St. Augustine told Christians to “love, and do what you will.” I think it’s sometimes far easier for all of us to follow the latter part than it is to follow the former part of that injunction. But why should we love someone who is so “patently wrong”? Because they are your brother or sister in Christ and this is not about your satisfaction. Or my satisfaction. It is about love. It is about sanctity. It is about extending mercy to those you disagree with because The Word became Incarnate and died on a Cross to proclaim how lovable that person is. Even and especially when you and I can’t see it.

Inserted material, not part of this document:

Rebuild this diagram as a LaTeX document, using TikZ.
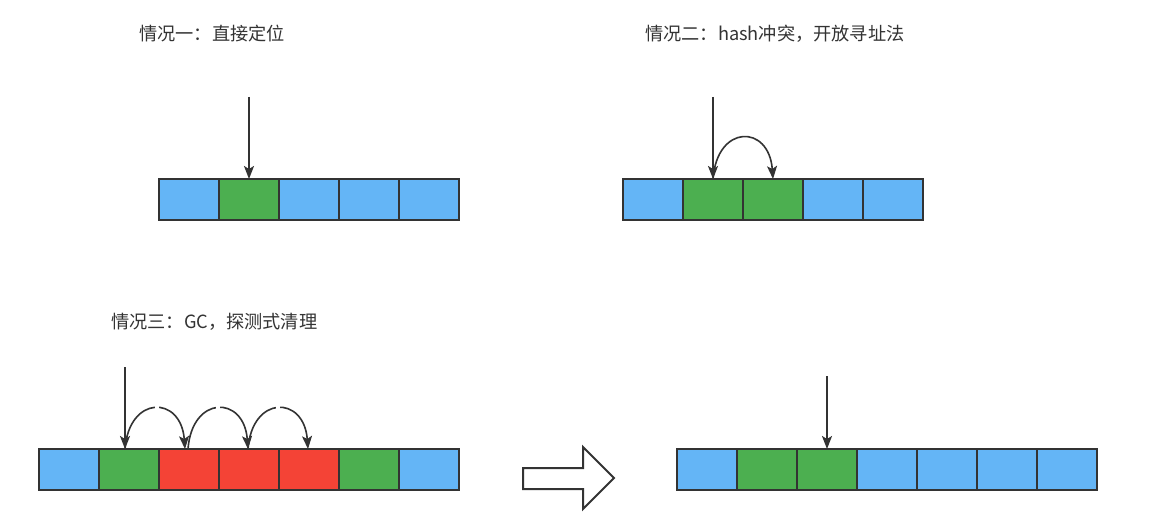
\documentclass[tikz,border=0pt]{standalone}
\usepackage{fontspec}
\newfontfamily\cjk{Noto Sans CJK SC}
\usetikzlibrary{arrows.meta,calc}
\definecolor{cblue}{HTML}{64B5F6}
\definecolor{cgreen}{HTML}{4CAF50}
\definecolor{cred}{HTML}{F44336}
\definecolor{cline}{HTML}{333333}
\definecolor{ctext}{HTML}{333333}
\tikzset{
  cell/.style={draw=cline, line width=2pt, minimum width=60pt, minimum height=41pt, inner sep=0pt, outer sep=0pt},
  bluecell/.style={cell, fill=cblue},
  greencell/.style={cell, fill=cgreen},
  redcell/.style={cell, fill=cred},
  ptr/.style={draw=cline, line width=1.6pt, -{Stealth[length=13pt,width=10pt,inset=3pt]}},
  gapmark/.style={fill=white},
  title/.style={font=\cjk\fontsize{18.2}{21}\selectfont, text=ctext, anchor=west, inner sep=0pt},
  bigarrow/.style={draw=cline, line width=2pt, fill=white, line join=miter}
}
\begin{document}
\begin{tikzpicture}[x=1pt,y=-1pt]
\useasboundingbox (0,0) rectangle (1155,526);
\fill[white] (0,0) rectangle (1155,526);

% titles
\node[title] (t1) at (139,34) {情况一：直接定位};
\node[title] (t2) at (645,34) {情况二：hash冲突，开放寻址法};
\node[title] (t3) at (111,322) {情况三：GC，探测式清理};

% case 1
\node[bluecell]  (a1) at (189,199.5) {};
\node[greencell] (a2) at (249,199.5) {};
\node[bluecell]  (a3) at (309,199.5) {};
\node[bluecell]  (a4) at (369,199.5) {};
\node[bluecell]  (a5) at (429,199.5) {};
\coordinate (s1) at (249,97);
\draw[ptr] (s1) -- (a2.north);

% case 2
\node[bluecell]  (b1) at (653,199.5) {};
\node[greencell] (b2) at (713,199.5) {};
\node[greencell] (b3) at (773,199.5) {};
\node[bluecell]  (b4) at (833,199.5) {};
\node[bluecell]  (b5) at (893,199.5) {};
\coordinate (s2) at (713,97);
\draw[ptr] (s2) -- (b2.north);
\draw[ptr] (b2.north) .. controls ($(b2.north)+(4,-55)$) and ($(b3.north)+(-4,-55)$) .. (b3.north);

% case 3
\node[bluecell]  (c1) at (69,469.5) {};
\node[greencell] (c2) at (129,469.5) {};
\node[redcell]   (c3) at (189,469.5) {};
\node[redcell]   (c4) at (249,469.5) {};
\node[redcell]   (c5) at (309,469.5) {};
\node[greencell] (c6) at (369,469.5) {};
\node[bluecell]  (c7) at (429,469.5) {};
\coordinate (s3) at (125,367);
\coordinate (p1) at ($(c2.north)+(-4,0)$);
\coordinate (p2) at ($(c3.north)+(-4,0)$);
\coordinate (p3) at ($(c3.north)+(-1,0)$);
\coordinate (p4) at ($(c4.north)+(-1,0)$);
\coordinate (p5) at ($(c5.north)+(-1,0)$);
\draw[ptr] (s3) -- (p1);
\draw[ptr] (p1) .. controls ($(p1)+(4,-54)$) and ($(p2)+(-4,-54)$) .. (p2);
\draw[ptr] (p3) .. controls ($(p3)+(4,-54)$) and ($(p4)+(-4,-54)$) .. (p4);
\draw[ptr] (p4) .. controls ($(p4)+(4,-54)$) and ($(p5)+(-4,-54)$) .. (p5);
\fill[gapmark] (155,405) rectangle (159,412);
\fill[gapmark] (216,405) rectangle (220,412);
\fill[gapmark] (276,405) rectangle (280,412);

% transition arrow
\draw[bigarrow] (523,468) -- (583,468) -- (583,447) -- (614,478) -- (583,509) -- (583,489) -- (523,489) -- cycle;

% result
\node[bluecell]  (d1) at (707,469.5) {};
\node[greencell] (d2) at (767,469.5) {};
\node[greencell] (d3) at (827,469.5) {};
\node[bluecell]  (d4) at (887,469.5) {};
\node[bluecell]  (d5) at (947,469.5) {};
\node[bluecell]  (d6) at (1007,469.5) {};
\node[bluecell]  (d7) at (1067,469.5) {};
\coordinate (s4) at (827,376);
\draw[ptr] (s4) -- (d3.north);
\end{tikzpicture}
\end{document}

Charity isn’t an either/or virtue. It’s a both/and one. It’s one that asks all of us to set down our swords, fall to our knees, and rejoice that we have in Christ such a Savior. And then love our neighbor as ourselves. Not the neighbor who acts like us. Not the neighbor we agree with. But, the neighbor who is a wayfarer. The neighbor who is in this Body and working out this salvation with us. The neighbor for whom the Son of the Father came down from Heaven and gave His life to redeem. Because if we can’t love that person, then before we begin Facebook ranting, we might need to sit down and ask God to have mercy on our own souls. And we also might thank Him for loving us while we were still sinners. And maybe, maybe then we won’t lose the person for the position. And we won’t lose Christ to the crisis. And we’ll remember charity isn’t the same as winning. Not even a little bit.


 

*I am linking only the satirical website Eye of the Tiber on this issue because it’s honestly the most objective summary I found.